12. Despite demand, Debtor failed to pay the Deficiency. 13. On May 23, 2019, 121 FCU sent a letter to Debtor notifying him that the Deficiency had been accelerated (“Acceleration Letter”). Id., Ex. 2. 14. The Deficiency was accelerated on May 23, 2019. Id. 15. On November 21, 2023, 121 FCU filed a Complaint in Duval County, Florida seeking a judgment for the Deficiency in the case styled as 121 Financial Credit Union v. Kaitlyn Carney and Mark Carney, No. 16-2023-CC-018507-XXXX-MA (“Florida Action”). Id., Ex. 4. IV. LEGAL STANDARD FOR OBJECTION TO PROOF OF CLAIM The standards for objecting to a proof of claim are well established. Section 502(a) provides that a proof of claim “is deemed allowed, unless a party in interest … objects.” 11 U.S.C. §502(a).1 Pursuant to Rule 3001(f), a proof of claim “executed and filed in accordance with these rules shall constitute prima facie evidence of the validity and amount of the claim.” Fed. R. Bankr.
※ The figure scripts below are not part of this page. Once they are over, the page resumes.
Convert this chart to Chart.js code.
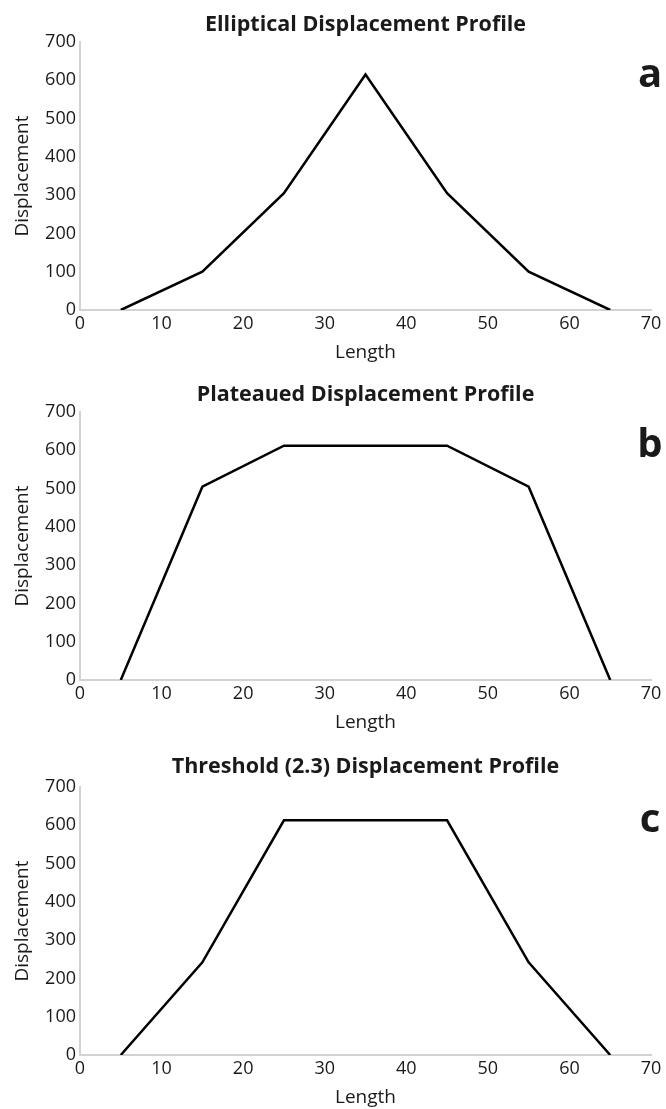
<!DOCTYPE html>
<html>
<head>
<meta charset="utf-8">
<script src="https://cdn.jsdelivr.net/npm/chart.js@4.4.1/dist/chart.umd.min.js"></script>
<style>
  html, body { margin: 0; padding: 0; background: #fff; overflow: hidden; }
  .panel { position: absolute; left: 0; width: 666px; height: 370px; }
</style>
</head>
<body>
<div class="panel" style="top:0"><canvas id="chartA" width="666" height="370"></canvas></div>
<div class="panel" style="top:370px"><canvas id="chartB" width="666" height="370"></canvas></div>
<div class="panel" style="top:745px"><canvas id="chartC" width="666" height="370"></canvas></div>
<script>
// Displacement profiles along a fault length
const lengths = [5, 15, 25, 35, 45, 55, 65];
const elliptical = [0, 100, 305, 615, 305, 100, 0];
const plateaued = [0, 505, 612, 612, 612, 505, 0];
const threshold = [0, 242, 613, 613, 613, 242, 0];

const xTickValues = [0, 10, 20, 30, 40, 50, 60, 70];
const yTickValues = [0, 100, 200, 300, 400, 500, 600, 700];

const textColor = '#1a1a1a';
const axisColor = '#d2d2d2';
const titleSize = 21.5;

// draws the panel letter (a, b, c) at the top right
const panelLetter = {
    id: 'panelLetter',
    afterDraw(chart, args, opts) {
        const ctx = chart.ctx;
        ctx.save();
        ctx.font = 'bold 40px "Open Sans"';
        ctx.fillStyle = textColor;
        ctx.textAlign = 'center';
        ctx.textBaseline = 'alphabetic';
        ctx.fillText(opts.text, 650, 87);
        ctx.restore();
    }
};

function makeChart(id, title, letter, values, titleTop) {
    const ctx = document.getElementById(id).getContext('2d');
    return new Chart(ctx, {
        type: 'line',
        data: {
            datasets: [{
                data: lengths.map((x, i) => ({ x: x, y: values[i] })),
                borderColor: '#000',
                borderWidth: 2.5,
                pointRadius: 0,
                tension: 0,
                fill: false
            }]
        },
        options: {
            responsive: false,
            animation: false,
            layout: { padding: { left: 0, right: 15, top: 0, bottom: 0 } },
            plugins: {
                legend: { display: false },
                tooltip: { enabled: false },
                title: {
                    display: true,
                    text: title,
                    fullSize: false,
                    color: textColor,
                    font: { family: 'Open Sans', size: titleSize, weight: 'bold', lineHeight: 1.2 },
                    padding: { top: titleTop, bottom: 42 - titleTop - titleSize * 1.2 }
                },
                panelLetter: { text: letter }
            },
            scales: {
                x: {
                    type: 'linear',
                    min: 0,
                    max: 70,
                    afterBuildTicks: s => { s.ticks = xTickValues.map(v => ({ value: v })); },
                    afterFit: s => { s.height = 60; },
                    grid: { display: false, drawTicks: false },
                    border: { display: true, color: axisColor, width: 2 },
                    ticks: { color: textColor, padding: 3, font: { family: 'Open Sans', size: 18 } },
                    title: {
                        display: true,
                        text: 'Length',
                        color: textColor,
                        font: { family: 'Open Sans', size: 19, lineHeight: 1.2 },
                        padding: { top: 0, bottom: 6 }
                    }
                },
                y: {
                    min: 0,
                    max: 700,
                    afterBuildTicks: s => { s.ticks = yTickValues.map(v => ({ value: v })); },
                    afterFit: s => { s.width = 80; },
                    grid: { display: false, drawTicks: false },
                    border: { display: true, color: axisColor, width: 2 },
                    ticks: { color: textColor, padding: 4, font: { family: 'Open Sans', size: 18 } },
                    title: {
                        display: true,
                        text: 'Displacement',
                        color: textColor,
                        font: { family: 'Open Sans', size: 19, lineHeight: 1.2 },
                        padding: { top: 11, bottom: 0 }
                    }
                }
            }
        },
        plugins: [panelLetter]
    });
}

makeChart('chartA', 'Elliptical Displacement Profile', 'a', elliptical, 12);
makeChart('chartB', 'Plateaued Displacement Profile', 'b', plateaued, 12);
makeChart('chartC', 'Threshold (2.3) Displacement Profile', 'c', threshold, 9);
</script>
</body>
</html>
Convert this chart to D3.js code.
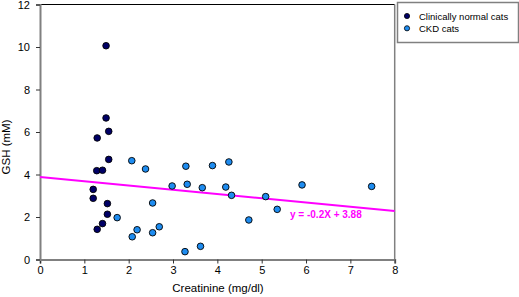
<!DOCTYPE html>
<html><head><meta charset="utf-8">
<script src="https://cdn.jsdelivr.net/npm/d3@7"></script>
<style>body{margin:0;background:#fff}svg{display:block;font-family:"Liberation Sans",Arial,sans-serif}</style>
</head><body>
<svg id="c" width="519" height="297"></svg>
<script>
const normalX = [1.49,1.49,1.55,1.29,1.55,1.28,1.41,1.20,1.20,1.52,1.52,1.41,1.29];
const normalY = [10.06,6.66,6.03,5.72,4.71,4.18,4.20,3.30,2.88,2.63,2.13,1.69,1.42];
const ckdX = [1.74,2.07,2.38,2.98,2.54,2.19,2.08,2.54,2.69,3.27,3.29,3.32,3.62,3.89,4.26,3.66,4.19,4.32,5.09,5.35,4.71,5.91,7.48];
const ckdY = [1.97,4.65,4.26,3.46,2.66,1.40,1.07,1.26,1.54,0.37,4.39,3.54,0.62,4.42,4.59,3.38,3.41,3.02,2.96,2.36,1.86,3.51,3.44];
const xTicks = [0,1,2,3,4,5,6,7,8];
const yTicks = [0,2,4,6,8,10,12];
const seriesNames = ["Clinically normal cats","CKD cats"];
const seriesColors = ["#000066","#1e8cf0"];
const slope = -0.2, intercept = 3.88;
const eqLabel = "y = -0.2X + 3.88";

const svg = d3.select("#c");
const L=40, R=394.7, T=4.5, B=259.5;
const x = d3.scaleLinear().domain([0,8]).range([L,R]);
const y = d3.scaleLinear().domain([0,12]).range([B,T]);

// top border & right border
svg.append("line").attr("x1",L).attr("x2",R).attr("y1",T).attr("y2",T).attr("stroke","#000").attr("stroke-width",1.2);
svg.append("line").attr("x1",R).attr("x2",R).attr("y1",T).attr("y2",B).attr("stroke","#808080").attr("stroke-width",1.5);

const xa = svg.append("g").attr("transform",`translate(0,${B})`)
  .call(d3.axisBottom(x).tickValues(xTicks).tickSize(4).tickPadding(3).tickFormat(d3.format("d")));
const ya = svg.append("g").attr("transform",`translate(${L},0)`)
  .call(d3.axisLeft(y).tickValues(yTicks).tickSize(4).tickPadding(6).tickFormat(d3.format("d")));
[xa,ya].forEach(a=>{
  a.select(".domain").attr("stroke","#808080").attr("stroke-width",2);
  a.selectAll(".tick line").attr("stroke","#333");
  a.selectAll("text").attr("font-size",11).attr("fill","#000").attr("font-family","Liberation Sans, Arial, sans-serif");
});

svg.append("text").attr("x",218).attr("y",292).attr("text-anchor","middle").attr("font-size",11.5).text("Creatinine (mg/dl)");
svg.append("text").attr("transform","translate(10,147) rotate(-90)").attr("text-anchor","middle").attr("font-size",11.5).text("GSH (mM)");

// trend line
svg.append("line").attr("x1",x(0)).attr("y1",y(intercept)).attr("x2",x(8)).attr("y2",y(intercept+slope*8))
  .attr("stroke","#ff00ff").attr("stroke-width",2);

const series=[d3.zip(normalX,normalY), d3.zip(ckdX,ckdY)];
series.forEach((pts,i)=>{
  svg.append("g").selectAll("circle").data(pts).join("circle")
    .attr("cx",d=>x(d[0])).attr("cy",d=>y(d[1])).attr("r",3.3)
    .attr("fill",seriesColors[i]).attr("stroke","#000").attr("stroke-width",0.9);
});

svg.append("text").attr("x",290).attr("y",218).attr("font-size",10).attr("font-weight","bold").attr("fill","#ff00ff").text(eqLabel);

// legend
const lg = svg.append("g");
lg.append("rect").attr("x",397.5).attr("y",2.5).attr("width",121).attr("height",40).attr("fill","#fff").attr("stroke","#808080").attr("stroke-width",1.5);
seriesNames.forEach((n,i)=>{
  const yy = 16 + i*12.3;
  lg.append("circle").attr("cx",407).attr("cy",yy).attr("r",2.6).attr("fill",seriesColors[i]).attr("stroke","#000").attr("stroke-width",0.8);
  lg.append("text").attr("x",419).attr("y",yy+3.5).attr("font-size",9.5).text(n);
});
</script>
</body></html>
P. 3001(f). The Third Circuit Court of Appeals in In re Allegheny International, Inc., 954 F.2d 167 (3d Cir. 1992), described the shifting burdens in proofs of claim litigation: [A] claim that alleges facts sufficient to support a legal liability to the claimant satisfies the claimant’s initial obligation to go forward. The burden of going forward then shifts to the objector to produce evidence sufficient to negate the prima facie validity of the filed claim. It is often said that the objector must produce evidence equal in force to the prima facie case.